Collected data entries
======

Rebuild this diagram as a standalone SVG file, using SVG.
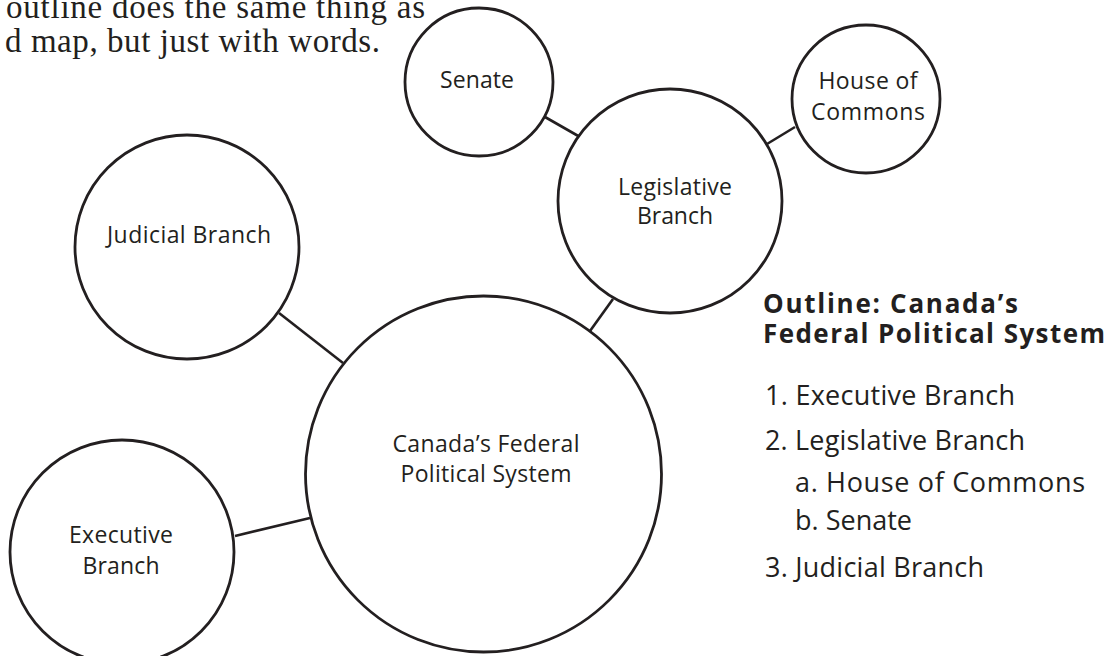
<svg xmlns="http://www.w3.org/2000/svg" width="1114" height="656" viewBox="0 0 1114 656">
<style>
.c{fill:#fff;stroke:#231f20;stroke-width:2.8}
.l{stroke:#231f20;stroke-width:2.6;fill:none}
.t{font-family:"Open Sans","Noto Sans",sans-serif;font-size:23px;fill:#231f20;text-anchor:middle}
.s{font-family:"Liberation Serif","Times New Roman",serif;font-size:33px;fill:#231f20}
.h{font-family:"Open Sans","Noto Sans",sans-serif;font-size:26px;font-weight:bold;fill:#231f20}
.o{font-family:"Open Sans","Noto Sans",sans-serif;font-size:27px;fill:#231f20}
</style>
<rect width="1114" height="656" fill="#fff"/>
<g id="intro">
<text class="s" x="6" y="18" textLength="419" lengthAdjust="spacing">outline does the same thing as</text>
<text class="s" x="5" y="52" textLength="375" lengthAdjust="spacing">d map, but just with words.</text>
</g>
<g id="connectors">
<line class="l" x1="545" y1="117" x2="580" y2="137"/>
<line class="l" x1="767" y1="144" x2="795" y2="127"/>
<line class="l" x1="279" y1="313" x2="343" y2="363"/>
<line class="l" x1="613" y1="299" x2="590" y2="331"/>
<line class="l" x1="235" y1="536" x2="310" y2="518"/>
</g>
<g id="senate">
<circle class="c" cx="479" cy="82" r="74"/>
<text class="t" x="477" y="88" textLength="74">Senate</text>
</g>
<g id="house">
<circle class="c" cx="866" cy="99" r="74"/>
<text class="t" x="868" y="89" textLength="99">House of</text>
<text class="t" x="868" y="120" textLength="114">Commons</text>
</g>
<g id="legislative">
<circle class="c" cx="670" cy="201" r="112"/>
<text class="t" x="675" y="195" textLength="114">Legislative</text>
<text class="t" x="675" y="224" textLength="76">Branch</text>
</g>
<g id="judicial">
<circle class="c" cx="187" cy="247" r="112"/>
<text class="t" x="189" y="243" textLength="164">Judicial Branch</text>
</g>
<g id="executive">
<circle class="c" cx="122" cy="552" r="112"/>
<text class="t" x="121" y="543" textLength="104">Executive</text>
<text class="t" x="121" y="574" textLength="77">Branch</text>
</g>
<g id="federal">
<circle class="c" cx="483.5" cy="474" r="178"/>
<text class="t" x="486" y="452" textLength="187">Canada’s Federal</text>
<text class="t" x="486" y="482" textLength="171">Political System</text>
</g>
<g id="outline">
<text class="h" x="763" y="313" textLength="255" lengthAdjust="spacing">Outline: Canada’s</text>
<text class="h" x="763" y="343" textLength="342" lengthAdjust="spacing">Federal Political System</text>
<text class="o" x="765" y="405" textLength="250">1. Executive Branch</text>
<text class="o" x="765" y="450" textLength="260">2. Legislative Branch</text>
<text class="o" x="795" y="492" textLength="290">a. House of Commons</text>
<text class="o" x="795" y="530" textLength="117">b. Senate</text>
<text class="o" x="765" y="577" textLength="219">3. Judicial Branch</text>
</g>
</svg>
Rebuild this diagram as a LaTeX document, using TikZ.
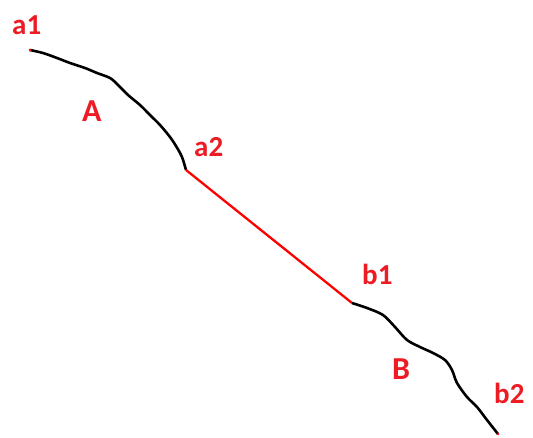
\documentclass[tikz,border=0pt]{standalone}
\usepackage{fontspec}
\setmainfont{Carlito}
\definecolor{lblred}{RGB}{237,28,36}
\tikzset{
  lbl/.style={text=lblred, font=\bfseries\fontsize{29}{31}\selectfont, inner sep=0pt, anchor=base west},
  biglbl/.style={lbl, font=\bfseries\fontsize{32}{34}\selectfont},
  blackcurve/.style={draw=black, line width=2.6pt, line join=round},
  redcurve/.style={draw=red, line width=2.3pt},
}
\begin{document}
\begin{tikzpicture}[x=1pt,y=-1pt]
\useasboundingbox[fill=white] (0,0) rectangle (533,438);
% key points
\coordinate (a1) at (30,50);
\coordinate (a2) at (186,170);
\coordinate (b1) at (352,303);
\coordinate (b2) at (498,434);
% curve A
\draw[blackcurve] plot[smooth, tension=0.5] coordinates {(30,50) (43,53) (57,58) (70,63) (85,68) (97,73) (110,78) (118,85) (128,95) (140,105) (150,115) (160,125) (170,137) (176,146) (182,157) (186,170)};
% straight red segment
\draw[redcurve] (a2) -- (b1);
% curve B
\draw[blackcurve] plot[smooth, tension=0.5] coordinates {(352,303) (367,308) (383,315) (395,327) (407,340) (420,347) (433,353) (445,360) (452,370) (457,383) (467,397) (477,407) (487,420) (498,434)};
% red end dots
\fill[red] (a1) circle (1.4);
\fill[red] (b2) circle (1.4);
% labels
\node[lbl] (la1) at (12,35) {a1};
\node[biglbl] (lA) at (82,122) {A};
\node[lbl] (la2) at (194,157) {a2};
\node[lbl] (lb1) at (362,285) {b1};
\node[biglbl] (lB) at (392,380) {B};
\node[lbl] (lb2) at (494,403) {b2};
\end{tikzpicture}
\end{document}
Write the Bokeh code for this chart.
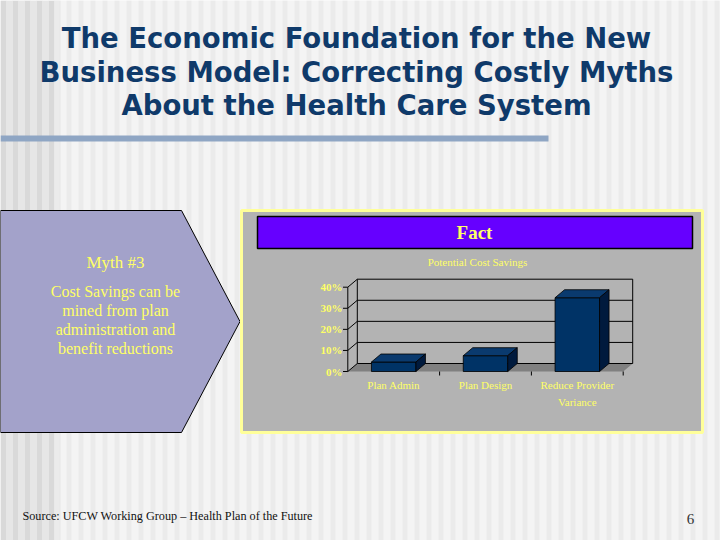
import numpy as np
from bokeh.plotting import figure
from bokeh.models import Range1d
from bokeh.core.properties import value
from bokeh.embed import file_html
from bokeh.resources import INLINE

# ---------------- data ----------------
categories = ["Plan Admin", "Plan Design", "Reduce Provider\nVariance"]
savings_pct = [4.5, 7.5, 35.0]
y_ticks = [0, 10, 20, 30, 40]
y_tick_labels = ["0%", "10%", "20%", "30%", "40%"]
chart_title = "Potential Cost Savings"
slide_title = ["The Economic Foundation for the New",
               "Business Model: Correcting Costly Myths",
               "About the Health Care System"]
myth_head = "Myth #3"
myth_lines = ["Cost Savings can be", "mined from plan",
              "administration and", "benefit reductions"]
fact_head = "Fact"
source_text = "Source:  UFCW Working Group \u2013 Health Plan of the Future"
page_no = "6"

# ---------------- geometry (slide pixels -> data) ----------------
W, H = 720, 540
OX, OY = 0, 0
AX0, AX3 = 347.3, 622.7      # front floor edge: category 0 .. 3
AY0, AY40 = 371.0, 286.7     # front axis: 0% .. 40%
sxp = (AX3 - AX0) / 3.0
syp = (AY0 - AY40) / 40.0
x_start = -(AX0 - OX) / sxp
x_end = x_start + W / sxp
y_start = -(OY + H - AY0) / syp
y_end = y_start + H / syp


def X(px):
    return x_start + (px - OX) / sxp


def Y(py):
    return y_start + (OY + H - py) / syp


DX = 9.5 / sxp
DY = 8.0 / syp

p = figure(width=W, height=H, x_range=Range1d(x_start, x_end),
           y_range=Range1d(y_start, y_end), x_axis_type=None, y_axis_type=None,
           toolbar_location=None, output_backend="svg", min_border=0)
p.grid.visible = False
p.outline_line_color = None
p.background_fill_color = "#f4f4f4"
p.border_fill_color = "#f4f4f4"

# background stripes
ls = np.arange(0, 54, 12)
p.quad(left=[X(v) for v in ls], right=[X(v + 6) for v in ls],
       bottom=Y(540), top=Y(0), fill_color="#d9d9d9", line_color=None)
p.quad(left=[X(v + 6) for v in ls], right=[X(v + 12) for v in ls],
       bottom=Y(540), top=Y(0), fill_color="#e6e6e6", line_color=None)
rs = np.arange(54, 720, 12)
p.quad(left=[X(v) for v in rs], right=[X(v + 5) for v in rs],
       bottom=Y(540), top=Y(0), fill_color="#ebebeb", line_color=None)

# title rule
p.quad(left=X(0), right=X(548), bottom=Y(141), top=Y(135),
       fill_color="#8fa6c4", line_color=None)

# title
for k, line in enumerate(slide_title):
    p.text(x=X(356), y=Y([37, 71, 104][k]), text=[line],
           text_font=value("DejaVu Sans"), text_font_style="bold",
           text_font_size="27.5px", text_color="#0f3a6a",
           text_align="center", text_baseline="middle")

# myth arrow
p.patch([X(0), X(181), X(239.5), X(181), X(0)],
        [Y(210), Y(210), Y(321), Y(432), Y(432)],
        fill_color="#a3a2ca", line_color="black", line_width=1)
p.text(x=X(115), y=Y(262), text=[myth_head], text_font=value("Liberation Serif"),
       text_font_size="17px", text_color="#ffff66",
       text_align="center", text_baseline="middle")
for k, line in enumerate(myth_lines):
    p.text(x=X(115), y=Y(291 + 19 * k), text=[line],
           text_font=value("Liberation Serif"), text_font_size="16px",
           text_color="#ffff66", text_align="center", text_baseline="middle")

# fact box
p.quad(left=X(241), right=X(702), top=Y(210), bottom=Y(432),
       fill_color="#b3b3b3", line_color="#ffff99", line_width=3)
p.quad(left=X(257), right=X(692), top=Y(216), bottom=Y(248),
       fill_color="#6600ff", line_color="black", line_width=1.5)
p.text(x=X(474), y=Y(232), text=[fact_head], text_font=value("Liberation Serif"),
       text_font_style="bold", text_font_size="19px", text_color="#ffff66",
       text_align="center", text_baseline="middle")
p.text(x=X(477), y=Y(261), text=[chart_title], text_font=value("Liberation Serif"),
       text_font_size="11px", text_color="#ffff66",
       text_align="center", text_baseline="middle")

# ---------------- 3D chart ----------------
n = len(categories)
ymax = y_ticks[-1]
# floor
p.patch([0, n, n + DX, DX], [0, 0, DY, DY], fill_color="#808080", line_color=None)
# walls gridlines
gx = [[0, DX, n + DX] for t in y_ticks]
gy = [[t, t + DY, t + DY] for t in y_ticks]
gx += [[0, 0], [DX, DX], [n + DX, n + DX]]
gy += [[0, ymax], [DY, ymax + DY], [DY, ymax + DY]]
p.multi_line(gx, gy, line_color="black", line_width=1)
# axis ticks
p.segment(x0=[X(342.5)] * len(y_ticks), y0=y_ticks, x1=[0] * len(y_ticks),
          y1=y_ticks, line_color="black", line_width=1)
p.segment(x0=list(range(1, n + 1)), y0=[0] * n, x1=list(range(1, n + 1)),
          y1=[Y(375)] * n, line_color="black", line_width=1)
p.text(x=[X(342)] * len(y_ticks), y=y_ticks, text=y_tick_labels,
       text_font=value("Liberation Serif"), text_font_style="bold",
       text_font_size="11px", text_color="#ffff66",
       text_align="right", text_baseline="middle")

# bars
bw = 44.5 / sxp
lefts = [i + 0.5 - bw / 2 for i in range(n)]
rights = [i + 0.5 + bw / 2 for i in range(n)]
p.quad(left=lefts, right=rights, bottom=0, top=savings_pct,
       fill_color="#003366", line_color="black", line_width=0.8)
p.patches([[l, r, r + DX, l + DX] for l, r in zip(lefts, rights)],
          [[v, v, v + DY, v + DY] for v in savings_pct],
          fill_color="#0a3a6e", line_color="black", line_width=0.8)
p.patches([[r, r + DX, r + DX, r] for r in rights],
          [[0, DY, v + DY, v] for v in savings_pct],
          fill_color="#001a3d", line_color="black", line_width=0.8)

# category labels
p.text(x=[i + 0.5 for i in range(n)], y=[Y(378)] * n, text=categories,
       text_font=value("Liberation Serif"), text_font_size="11px",
       text_color="#ffff66", text_align="center", text_baseline="top",
       text_line_height=1.45)

# footer
p.text(x=X(22), y=Y(515), text=[source_text], text_font=value("Liberation Serif"),
       text_font_size="12.2px", text_color="#111111",
       text_align="left", text_baseline="middle")
p.text(x=X(690), y=Y(518), text=[page_no], text_font=value("Liberation Serif"),
       text_font_size="15px", text_color="#333333",
       text_align="center", text_baseline="middle")

open("out.html", "w").write(file_html(p, INLINE))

======

Given exercise:
Except for the pictures, write out exactly the lines from the line that contains "Rebuild this diagram as a LaTeX" through the line that contains "from bokeh.resources import INLINE", including both.

Reply to the exercise:
Rebuild this diagram as a LaTeX document, using TikZ.
\documentclass[tikz,border=0pt]{standalone}
\usepackage{fontspec}
\setmainfont{Carlito}
\definecolor{lblred}{RGB}{237,28,36}
\tikzset{
  lbl/.style={text=lblred, font=\bfseries\fontsize{29}{31}\selectfont, inner sep=0pt, anchor=base west},
  biglbl/.style={lbl, font=\bfseries\fontsize{32}{34}\selectfont},
  blackcurve/.style={draw=black, line width=2.6pt, line join=round},
  redcurve/.style={draw=red, line width=2.3pt},
}
\begin{document}
\begin{tikzpicture}[x=1pt,y=-1pt]
\useasboundingbox[fill=white] (0,0) rectangle (533,438);
% key points
\coordinate (a1) at (30,50);
\coordinate (a2) at (186,170);
\coordinate (b1) at (352,303);
\coordinate (b2) at (498,434);
% curve A
\draw[blackcurve] plot[smooth, tension=0.5] coordinates {(30,50) (43,53) (57,58) (70,63) (85,68) (97,73) (110,78) (118,85) (128,95) (140,105) (150,115) (160,125) (170,137) (176,146) (182,157) (186,170)};
% straight red segment
\draw[redcurve] (a2) -- (b1);
% curve B
\draw[blackcurve] plot[smooth, tension=0.5] coordinates {(352,303) (367,308) (383,315) (395,327) (407,340) (420,347) (433,353) (445,360) (452,370) (457,383) (467,397) (477,407) (487,420) (498,434)};
% red end dots
\fill[red] (a1) circle (1.4);
\fill[red] (b2) circle (1.4);
% labels
\node[lbl] (la1) at (12,35) {a1};
\node[biglbl] (lA) at (82,122) {A};
\node[lbl] (la2) at (194,157) {a2};
\node[lbl] (lb1) at (362,285) {b1};
\node[biglbl] (lB) at (392,380) {B};
\node[lbl] (lb2) at (494,403) {b2};
\end{tikzpicture}
\end{document}
Write the Bokeh code for this chart.
import numpy as np
from bokeh.plotting import figure
from bokeh.models import Range1d
from bokeh.core.properties import value
from bokeh.embed import file_html
from bokeh.resources import INLINE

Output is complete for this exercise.